The South China Morning Post quotes Professor Wang Yukai of the Chinese Academy of Governance agreeing with Xi: “The key to the Party’s rule is to improve its capacity to rule and maintain its internal vitality.” That sounds nice. Chinese like it so much that hundreds of think-tanks, universities, national and regional institutions have started studying ‘The Dream’ and begun publishing comments and dissertations on it.
Even the PLA is praising the Dream. The People’s Liberation Daily has even gone a step further: “It is like seeing a ship’s mast in the sea, like seeing the radiant sun rise in the east”. The Editor added: “It is the dogma of my belief, the cosmic truth. ...The dream is more important than anything…it is like water that carries the ship; like the wind that sustains the wings.”

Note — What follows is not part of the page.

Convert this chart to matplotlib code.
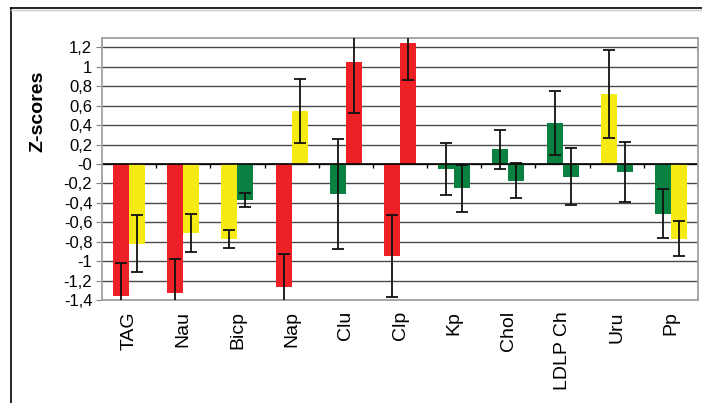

It is rare for the Chinese Army to have glimpses of the ‘cosmic truth’. Is it this ‘cosmic’ experience which guided some Chinese jawans to the Depsang Plain, near Daulat Beg Oldi in the rarefied altitude of Ladakh or in Chumar, when some of them stole ‘dysfunctional’ surveillance cameras from the Indian side of the LAC? But some voices already doubt the new campaign. Li Haiqing, a Communist Party historian at the Central Party School writes in Study Times, the School newspaper: “The mass line is not an effective substitute that can realise the function of democracy.”
This reminds me of the thoughts of Li, when looking at the flat ECG of the Great Helmsman who had just passed away: “In the beginning, I had adulated Mao. He was China’s saviour, the country’s messiah. But this had long since passed. My dream of a new China, where all men would be equal and exploitation ended, had been shattered years before. I had no faith in the Communist party, of which I was still a member; [today], an era has ended, Mao’s time has passed.” President Xi wants to revive the past, it seems a pipedream.
The problem is that if the Dream turns sour, it may have serious consequences for China as well as its neighbours. India should watch carefully.